The central bank, in its 2018 Financial Stability and Payment Systems report, demanded banking institutions to revise these unfair T&C and improve clarity through the use of plain language, for both new and existing housing loans and financing contracts, by end 2019.
So, has the directive, issued more than two years ago, improved the situation?
Lawyer for the borrower or the bank?
It is a standard practice that borrowers pay for the legal fees of housing loans. Ironically though, loan lawyers are obligated to act in the best interest of banks and not borrowers.
In addition, a barrage of terms that are grossly unfair to borrowers are included in standard housing loans, which they are not allowed to dispute. They must either accept or reject the loans offered in totality.
While borrowers may have time to shop for different banks and compare various letters of offer before deciding, borrowers are given little or no time to vet through the official loan agreements before signing. This is because after borrowers have accepted the letters of offer, they will be required to go to the loan lawyers’ offices to execute the loan agreements and other security documents.
Given book-thick documents plus multiple other subsidiary deeds, half the borrowers will just sign after merely checking the basic details such as the loan amounts and interest rates, as instructed by the legal officers. The other half may scan the lines and attempt to clarify with the lawyers the many unfair and lopsided terms they find, only to be told that the terms cannot be varied – take it or leave it.
Unequal bargaining power
The recent Federal Court ruling in CIMB Bank Bhd v Anthony Lawrence Bourke & anor (2019) 2 CLJ 1 stated that banks cannot escape liability for their mistakes by relying on disclaimer clauses in the loan agreements. This came as a big relief to house buyers.
The Federal Court has held, inter-alia, as follows:
● Clauses which absolutely restrict the rights of customers to enforce a contract via legal proceedings are void pursuant to the Contract Act, 1950.

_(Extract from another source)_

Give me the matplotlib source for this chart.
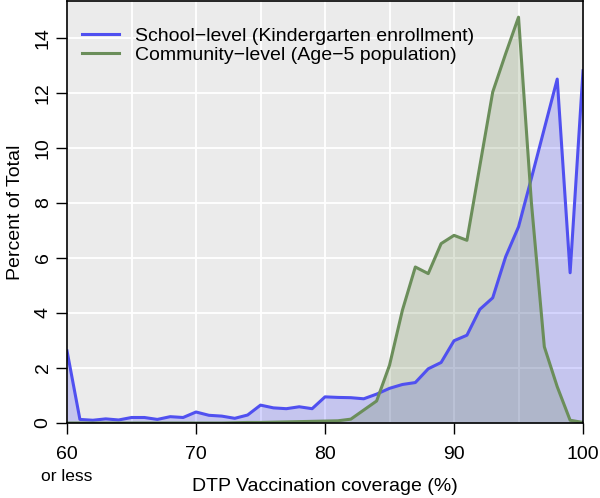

● Contracts with clauses to absolutely exclude liability are “patently unfair” and unjust to bank customers, and merit the application of principles of public policy as well as interference by the Courts.

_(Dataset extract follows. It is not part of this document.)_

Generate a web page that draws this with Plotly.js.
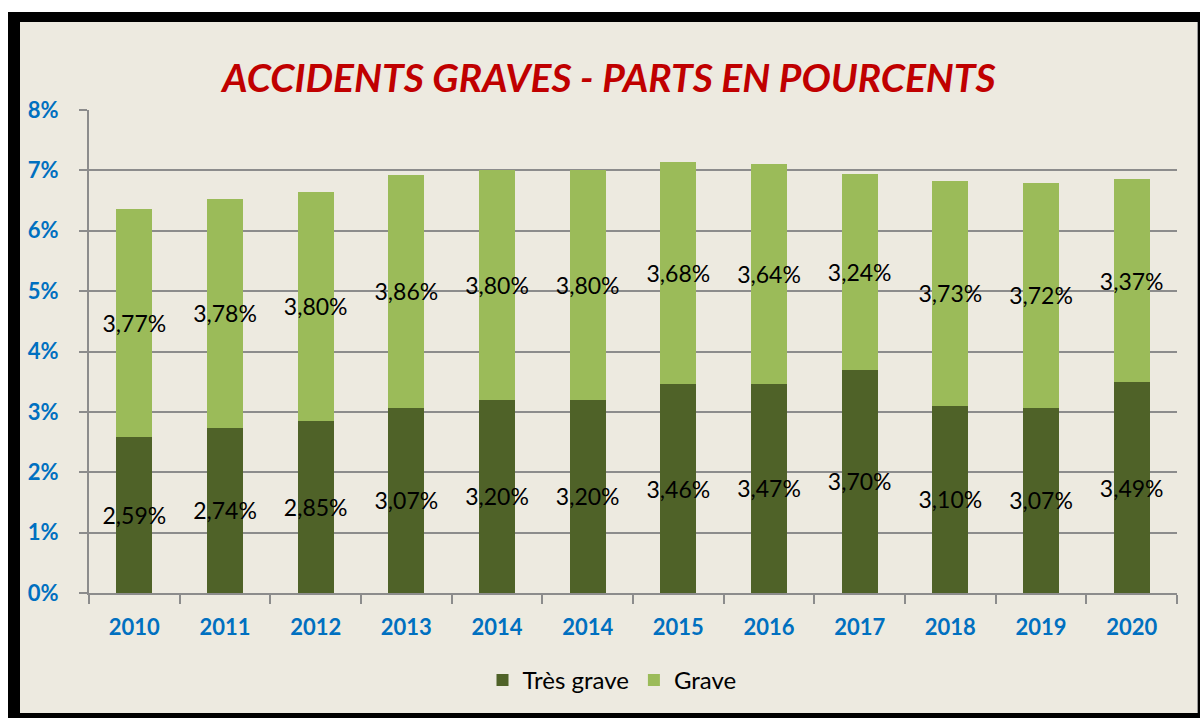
<!DOCTYPE html>
<html>
<head>
<meta charset="utf-8">
<script src="https://cdn.plot.ly/plotly-3.0.1.min.js"></script>
<style>
  body { margin:0; background:#ffffff; }
  #frame { position:absolute; left:8px; top:12px; width:1192px; height:706px; background:#000; }
  #inner { position:absolute; left:20px; top:22px; width:1177px; height:691px; background:#EDEAE0; border-right:1px solid #999; }
  #chart { position:absolute; left:0; top:0; width:1200px; height:718px; }
</style>
</head>
<body>
<div id="frame"></div>
<div id="inner"></div>
<div id="chart"></div>
<script>
const years = ["2010","2011","2012","2013","2014","2014","2015","2016","2017","2018","2019","2020"];
const tresGrave = [2.59, 2.74, 2.85, 3.07, 3.20, 3.20, 3.46, 3.47, 3.70, 3.10, 3.07, 3.49];
const grave = [3.77, 3.78, 3.80, 3.86, 3.80, 3.80, 3.68, 3.64, 3.24, 3.73, 3.72, 3.37];
const yTicks = [0,1,2,3,4,5,6,7,8];

const idx = years.map((_, i) => i);
const labelFont = {family: "Lato, 'Open Sans', sans-serif", size: 23, color: "#000000"};

const traces = [
  {type:'bar', name:'Très grave', x: idx, y: tresGrave,
   marker:{color:'#4F6228'},
   text: tresGrave, texttemplate:'%{y:.2f}%', textposition:'inside', insidetextanchor:'middle',
   textangle:0, constraintext:'none', textfont: labelFont, insidetextfont: labelFont, hoverinfo:'skip'},
  {type:'bar', name:'Grave', x: idx, y: grave,
   marker:{color:'#9BBB59'},
   text: grave, texttemplate:'%{y:.2f}%', textposition:'inside', insidetextanchor:'middle',
   textangle:0, constraintext:'none', textfont: labelFont, insidetextfont: labelFont, hoverinfo:'skip'}
];

const layout = {
  width:1200, height:718,
  paper_bgcolor:'rgba(0,0,0,0)', plot_bgcolor:'rgba(0,0,0,0)',
  separators:', ',
  barmode:'stack', bargap:0.6,
  margin:{l:89, r:23, t:110, b:125, autoexpand:false},
  title:{text:'<b><i>ACCIDENTS GRAVES - PARTS EN POURCENTS</i></b>',
         font:{family:"Lato, 'Open Sans', sans-serif", size:39, color:'#C00000'},
         x:609/1200, xanchor:'center', xref:'container', y:1-78/718, yanchor:'middle'},
  xaxis:{range:[-0.5, 11.5], tickmode:'array', tickvals: idx, ticktext: years,
         ticks:'', showgrid:false, zeroline:false, tickangle:0, automargin:false,
         showline:true, linecolor:'#8C8C8C', linewidth:2,
         tickfont:{family:"Lato, 'Open Sans', sans-serif", size:22, color:'#0070C0', weight:'bold'},
         ticklabelstandoff:14,
         minor:{tick0:-0.5, dtick:1, ticks:'outside', ticklen:9, tickwidth:2, tickcolor:'#8C8C8C', showgrid:false}},
  yaxis:{range:[0,8], tickmode:'array', tickvals:yTicks, ticktext: yTicks.map(v => v + '%'),
         ticks:'outside', ticklen:8, tickwidth:2, tickcolor:'#8C8C8C', automargin:false,
         showgrid:true, gridcolor:'#8C8C8C', gridwidth:2, zeroline:false,
         showline:true, linecolor:'#8C8C8C', linewidth:2,
         tickfont:{family:"Lato, 'Open Sans', sans-serif", size:22, color:'#0070C0', weight:'bold'},
         ticklabelstandoff:16},
  legend:{orientation:'h', x:(612-89)/1088, xanchor:'center', y:-(658-593)/483, yanchor:'top',
          font:{family:"Lato, 'Open Sans', sans-serif", size:24, color:'#000000'},
          bgcolor:'rgba(0,0,0,0)', traceorder:'normal'},
  showlegend:true
};

Plotly.newPlot('chart', traces, layout, {displayModeBar:false, staticPlot:true});
</script>
</body>
</html>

The case has spotlighted the one-sided bargaining powers between the banks and their customers. It is unconscionable on the part of the bank to seek refuge behind the clauses. In fact, it is an abuse of the freedom of contract.
Unfortunately, most house buyers will not have the resources to sue their bankers. As such BNM’s attempt to address these unfair clauses in loan agreements was a much lauded move.
Changes to apply only to loans of RM500,000 and below?
To address the concerns raised by BNM, HBA notes that the Association of Banks in Malaysia and Association of Islamic Banks have stated they were reviewing all standardised housing loan agreement templates which they had approved, but they would be limited to the principal sum of RM500,000 or less.
However, hasn’t the price of houses increased substantially over the past 10 years since the template was first initiated?
In this regard, HBA calls for all residential housing loans (including serviced apartments, etc, that are classified as residential dwellings under the Housing Development Act), regardless of the loan amounts, to be covered under this new ruling as announced by BNM.
HBA hopes that BNM will take a comprehensive review of the loan agreements to identify all clauses that are lopsided and grossly unfair to borrowers and ensure these clauses are removed from the “standard’ housing loans.
Apportionment of payment to interest and principal shrouded in secrecy?
Another grave injustice to borrowers is the allocation of monthly instalments towards the settlement of principal and interest as this is not disclosed anywhere in standard loan agreements or templates.
To illustrate, we had a complainant who took a 20-year housing loan about six years ago. After diligently paying his monthly instalments towards his loan for five years, the complainant assumed the principal amount outstanding should only be about 75% of the original amount.
Unfortunately, as the complainant personally experienced, the principal amount outstanding turned out to be closer to 83.5%. No doubt, the use of Excel Mortgage template is practised universally by banks, but lay people think otherwise with their simple arithmetic calculations.
Hence, there needs to be a greater transparency on how the allocation of monthly repayments for interest and principal is done and this must be disclosed in the loan agreements. Perhaps, BNM can fix the method of charging interest?
BNM to balance the scale
HBA calls for banks to continue to take cognisance of their customers’ hardship and protect the interest of their borrowers instead of only focusing on profits and creating balance sheets to appease their shareholders.
HBA also calls on BNM to continue the close monitoring, supervision and policing of banks in Malaysia to ensure they do not take advantage of their borrowers. The battle of borrowers versus banks is a battle of “David versus Goliath”, and the timely intervention of BNM is needed to balance the scales in the banking arena.
TIPS FOR BORROWERS
On the sideline, HBA’s recommendations to borrowers are as follows:
● Choose flexi-loans, where you can “re-use” your repayments;
● You are encouraged to “pay more” as and when you have extras (like bonuses), to enable you to shorten the loan tenure;
● From the onset, ask banks to allow you to start paying your monthly instalments rather than just service progressive releases; and
● Avoid “lock-in periods” where banks can impose penalties for early redemptions.